China manufacturing tumbles to six-year low

The preliminary reading of Caixin’s Purchasing Manager’s Index (PMI) came in at 47.1 this month, the Chinese media group said in a joint statement with Markit, a financial information services provider that compiled the survey.

The figure, which fell from July’s final reading of 47.8, was the worst since a reading of 44.8 in March 2009, according to Markit’s data.

According to The Telegraph, It was also significantly weaker than the median estimate of 48.2 from a poll of economists by Bloomberg News.

The index, which tracks activity in factories and workshops, is seen as a key barometer of the country’s economic health.
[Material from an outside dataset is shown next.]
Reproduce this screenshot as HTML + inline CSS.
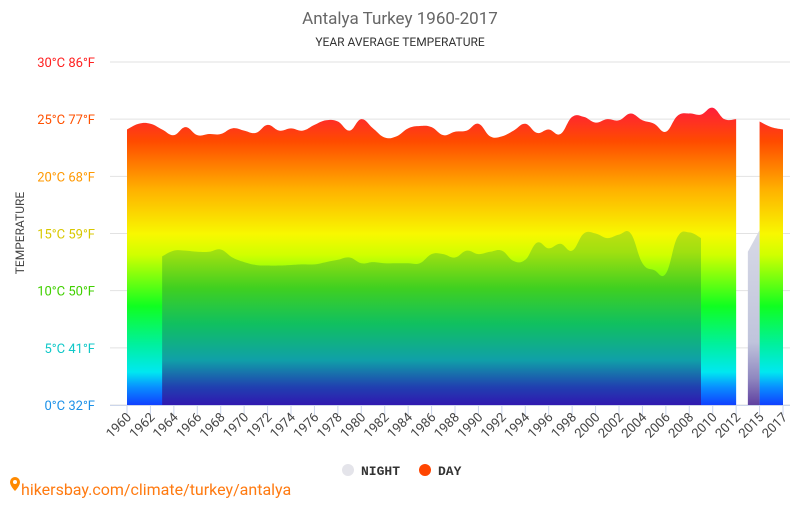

A figure above 50 signals growth, while anything below indicates contraction.

“There is still pressure on the front of maintaining growth rates,” He Fan, an economist at Caixin Insight Group, said in the statement.

“To realise the goal set for this year, the government needs to fine tune fiscal and monetary policies to ensure macroeconomic stability and speed up the structural reform.”

Beijing earlier this year set the annual target for economic growth at “around 7 per cent”.

China’s economy, a key driver of global growth, expanded 7.4 per cent last year, its weakest since 1990, and has slowed further this year, growing 7 per cent in each of the first two quarters.

Nomura economists said Friday’s PMI data suggested growth momentum had weakened in the July-September period.

“We expect monetary policy easing to continue,” they said in a note.

Authorities accept the need to steer China’s growth lower to make it more sustainable and driven by consumer demand rather than investment, but have taken stimulatory measures to put a floor under the slowdown.

Chinese stocks – which have been extremely volatile in recent months – extended falls after the figures came out, with the benchmark Shanghai Composite Index down 3.04 per cent.

Julian Evans-Pritchard, an analyst with research firm Capital Economics, blamed the disappointing August PMI reading on last week’s massive explosions in the northern port city of Tianjin, which killed at least 114 people and caused more than a billion dollars in financial losses.

Factory closures in Beijing and surrounding areas to ensure blue skies above the notoriously polluted city for a huge military parade next month commemorating victory over Japan in World War II were another factor, he said in a report.

“We still think the downside risks to short-run growth are now overstated,” he said, adding the government “has plenty of policy ammunition” and will not allow growth to slip much further.

In a bid to boost activity, the central bank has cut interest rates four times since November and has also lowered the reserve requirement ratio – the amount of money banks must put aside – three times.

It said Wednesday that it has also made $17bn available to 14 financial institutions to maintain liquidity in the banking system to support growth.

But the People’s Bank of China’s sudden devaluation of the yuan last week, which fell nearly 5 per cent over a three-day period, has raised concerns China’s economy is growing more slowly than thought.

The bank said the cut was part of reforms to make the exchange rate system more market-oriented, although it was widely seen as a move to help stimulate stalling exports by making them more competitive.

The PMI sub-index for new export orders decreased at a faster pace in August, indicating the impact of the yuan’s falls was yet to kick in.

“The positive effect of RMB depreciation on exports will more likely to be felt in next year,” said Nomura analysts.